Main Differences between SOA and Microservices
- Reusability: One of the goals of SOA is to reuse components without worrying about coupling while in microservices weak coupling is preferred, even if it means having code duplication.
- Communication: In SOA, communication between services is usually done synchronously through an enterprise service bus (ESB), this introduces a critical point of failure and latency. In MS Asynchronous communication is also privileged between services (for example a publish subscribe model can be used to allow a service to stay up to date on changes to another one’s data), enabling high availability.
- Independent Development
- Independent deployment
- Independent scaling
- Data isolation: In a microservices architecture, each service has private access to its database (ideally), we can then perform an update of the database schema without affecting the other services.

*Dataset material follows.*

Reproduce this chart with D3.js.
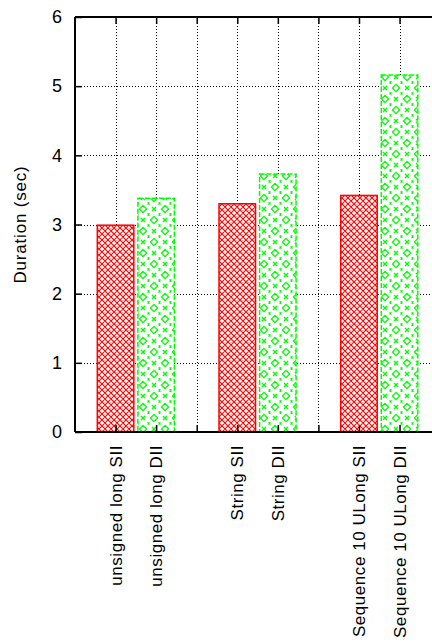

- Data Integrity: Microservices have a distributed database architecture, which is a challenge for data integrity. Some business transactions, which require updating multiple business functions of the application, need to update multiple databases owned by different services. This requires setting up eventual consistency of data
- Network latency: Using many small services can result in increased communications between services.synchronous communications should be favored when usage permits
Orchestration vs Choreography
In a microservices architecture, it is inevitable that some services need to communicate with each other, these communications can be achieved in two ways, orchestration or choreography.
The first intuitive idea to make the services communicate with each other is quite simply to make REST calls between the services. But it introduces dependencies between services. Use orchestrator service to call other services. There is still drawback which is the latency it introduces due to synchronous calls, and poor fault tolerance.
The solution is to use events with a publish-subscribe model. Communication is asynchronous and services are unaware of each other, therefore the system is efficient and easy to maintain on a large scale.
In the event of a service failure, the system continues to operate, but the consistency of the data can be lost( The high availability of the system is favored, in cases where the consistency of the data is critical).
It is completely possible to set up circuit breakers to automatically deactivate certain services.